Your task is to give the listing below back word for word, pictures excluded.

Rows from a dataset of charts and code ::
= = = = =
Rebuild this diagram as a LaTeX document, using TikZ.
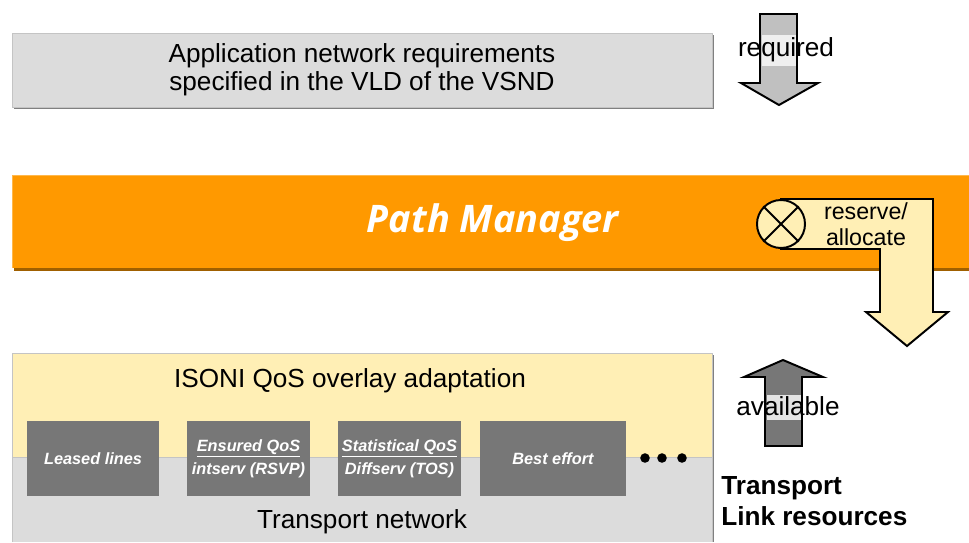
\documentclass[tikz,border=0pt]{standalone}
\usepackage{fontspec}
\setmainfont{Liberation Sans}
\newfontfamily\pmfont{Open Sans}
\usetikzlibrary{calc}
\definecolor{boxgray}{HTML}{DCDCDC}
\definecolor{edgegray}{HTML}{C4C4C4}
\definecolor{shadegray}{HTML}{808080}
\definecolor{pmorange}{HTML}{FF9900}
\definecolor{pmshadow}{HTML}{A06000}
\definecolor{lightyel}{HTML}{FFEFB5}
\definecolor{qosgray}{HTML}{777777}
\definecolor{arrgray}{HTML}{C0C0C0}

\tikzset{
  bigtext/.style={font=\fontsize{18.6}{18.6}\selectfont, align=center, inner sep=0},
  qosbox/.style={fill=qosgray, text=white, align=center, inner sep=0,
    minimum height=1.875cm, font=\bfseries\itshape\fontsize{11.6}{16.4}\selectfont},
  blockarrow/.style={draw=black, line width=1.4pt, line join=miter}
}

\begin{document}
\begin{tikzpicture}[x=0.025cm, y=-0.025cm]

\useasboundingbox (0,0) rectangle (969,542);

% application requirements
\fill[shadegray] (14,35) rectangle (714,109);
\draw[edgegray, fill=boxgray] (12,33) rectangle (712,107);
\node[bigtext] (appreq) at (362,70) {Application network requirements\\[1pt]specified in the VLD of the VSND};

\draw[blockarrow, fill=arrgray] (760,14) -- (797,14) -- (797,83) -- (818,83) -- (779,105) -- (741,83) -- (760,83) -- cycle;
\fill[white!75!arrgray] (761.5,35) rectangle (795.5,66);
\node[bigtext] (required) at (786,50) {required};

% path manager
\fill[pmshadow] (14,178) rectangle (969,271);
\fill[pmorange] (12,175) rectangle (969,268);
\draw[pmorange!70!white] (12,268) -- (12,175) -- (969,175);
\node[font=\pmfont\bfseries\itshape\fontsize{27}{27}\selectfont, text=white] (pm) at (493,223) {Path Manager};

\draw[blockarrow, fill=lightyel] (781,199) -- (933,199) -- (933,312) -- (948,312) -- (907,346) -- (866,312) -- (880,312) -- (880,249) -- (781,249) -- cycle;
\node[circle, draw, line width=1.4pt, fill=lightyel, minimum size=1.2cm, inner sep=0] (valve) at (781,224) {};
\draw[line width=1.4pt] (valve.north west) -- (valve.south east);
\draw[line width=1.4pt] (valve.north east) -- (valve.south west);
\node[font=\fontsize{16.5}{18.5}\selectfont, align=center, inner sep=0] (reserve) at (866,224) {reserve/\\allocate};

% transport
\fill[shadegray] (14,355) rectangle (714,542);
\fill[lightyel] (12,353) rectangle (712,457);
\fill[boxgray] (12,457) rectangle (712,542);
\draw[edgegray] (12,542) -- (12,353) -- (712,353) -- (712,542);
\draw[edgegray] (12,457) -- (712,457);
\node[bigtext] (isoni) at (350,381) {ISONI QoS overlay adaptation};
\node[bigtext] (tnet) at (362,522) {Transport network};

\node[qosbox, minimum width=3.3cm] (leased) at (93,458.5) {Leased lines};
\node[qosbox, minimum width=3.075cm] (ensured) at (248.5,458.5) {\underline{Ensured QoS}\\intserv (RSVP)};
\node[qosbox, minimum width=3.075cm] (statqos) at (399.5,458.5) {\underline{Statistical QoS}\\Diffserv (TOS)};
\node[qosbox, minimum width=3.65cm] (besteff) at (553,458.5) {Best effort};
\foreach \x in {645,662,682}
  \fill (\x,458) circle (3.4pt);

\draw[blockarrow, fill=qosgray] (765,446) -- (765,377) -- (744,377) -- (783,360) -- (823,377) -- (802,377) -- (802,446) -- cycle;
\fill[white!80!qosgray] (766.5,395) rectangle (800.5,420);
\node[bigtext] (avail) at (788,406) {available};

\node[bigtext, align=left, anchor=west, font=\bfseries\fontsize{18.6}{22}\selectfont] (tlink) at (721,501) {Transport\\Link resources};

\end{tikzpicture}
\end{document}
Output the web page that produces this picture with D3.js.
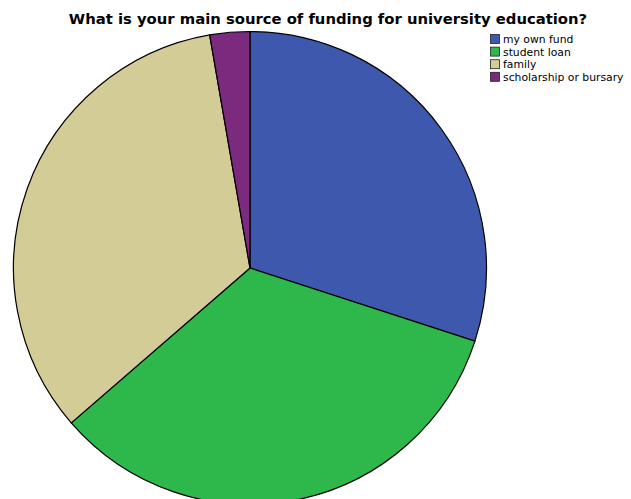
= = = = =
Right answer ::
Rebuild this diagram as a LaTeX document, using TikZ.
\documentclass[tikz,border=0pt]{standalone}
\usepackage{fontspec}
\setmainfont{Liberation Sans}
\newfontfamily\pmfont{Open Sans}
\usetikzlibrary{calc}
\definecolor{boxgray}{HTML}{DCDCDC}
\definecolor{edgegray}{HTML}{C4C4C4}
\definecolor{shadegray}{HTML}{808080}
\definecolor{pmorange}{HTML}{FF9900}
\definecolor{pmshadow}{HTML}{A06000}
\definecolor{lightyel}{HTML}{FFEFB5}
\definecolor{qosgray}{HTML}{777777}
\definecolor{arrgray}{HTML}{C0C0C0}

\tikzset{
  bigtext/.style={font=\fontsize{18.6}{18.6}\selectfont, align=center, inner sep=0},
  qosbox/.style={fill=qosgray, text=white, align=center, inner sep=0,
    minimum height=1.875cm, font=\bfseries\itshape\fontsize{11.6}{16.4}\selectfont},
  blockarrow/.style={draw=black, line width=1.4pt, line join=miter}
}

\begin{document}
\begin{tikzpicture}[x=0.025cm, y=-0.025cm]

\useasboundingbox (0,0) rectangle (969,542);

% application requirements
\fill[shadegray] (14,35) rectangle (714,109);
\draw[edgegray, fill=boxgray] (12,33) rectangle (712,107);
\node[bigtext] (appreq) at (362,70) {Application network requirements\\[1pt]specified in the VLD of the VSND};

\draw[blockarrow, fill=arrgray] (760,14) -- (797,14) -- (797,83) -- (818,83) -- (779,105) -- (741,83) -- (760,83) -- cycle;
\fill[white!75!arrgray] (761.5,35) rectangle (795.5,66);
\node[bigtext] (required) at (786,50) {required};

% path manager
\fill[pmshadow] (14,178) rectangle (969,271);
\fill[pmorange] (12,175) rectangle (969,268);
\draw[pmorange!70!white] (12,268) -- (12,175) -- (969,175);
\node[font=\pmfont\bfseries\itshape\fontsize{27}{27}\selectfont, text=white] (pm) at (493,223) {Path Manager};

\draw[blockarrow, fill=lightyel] (781,199) -- (933,199) -- (933,312) -- (948,312) -- (907,346) -- (866,312) -- (880,312) -- (880,249) -- (781,249) -- cycle;
\node[circle, draw, line width=1.4pt, fill=lightyel, minimum size=1.2cm, inner sep=0] (valve) at (781,224) {};
\draw[line width=1.4pt] (valve.north west) -- (valve.south east);
\draw[line width=1.4pt] (valve.north east) -- (valve.south west);
\node[font=\fontsize{16.5}{18.5}\selectfont, align=center, inner sep=0] (reserve) at (866,224) {reserve/\\allocate};

% transport
\fill[shadegray] (14,355) rectangle (714,542);
\fill[lightyel] (12,353) rectangle (712,457);
\fill[boxgray] (12,457) rectangle (712,542);
\draw[edgegray] (12,542) -- (12,353) -- (712,353) -- (712,542);
\draw[edgegray] (12,457) -- (712,457);
\node[bigtext] (isoni) at (350,381) {ISONI QoS overlay adaptation};
\node[bigtext] (tnet) at (362,522) {Transport network};

\node[qosbox, minimum width=3.3cm] (leased) at (93,458.5) {Leased lines};
\node[qosbox, minimum width=3.075cm] (ensured) at (248.5,458.5) {\underline{Ensured QoS}\\intserv (RSVP)};
\node[qosbox, minimum width=3.075cm] (statqos) at (399.5,458.5) {\underline{Statistical QoS}\\Diffserv (TOS)};
\node[qosbox, minimum width=3.65cm] (besteff) at (553,458.5) {Best effort};
\foreach \x in {645,662,682}
  \fill (\x,458) circle (3.4pt);

\draw[blockarrow, fill=qosgray] (765,446) -- (765,377) -- (744,377) -- (783,360) -- (823,377) -- (802,377) -- (802,446) -- cycle;
\fill[white!80!qosgray] (766.5,395) rectangle (800.5,420);
\node[bigtext] (avail) at (788,406) {available};

\node[bigtext, align=left, anchor=west, font=\bfseries\fontsize{18.6}{22}\selectfont] (tlink) at (721,501) {Transport\\Link resources};

\end{tikzpicture}
\end{document}
Output the web page that produces this picture with D3.js.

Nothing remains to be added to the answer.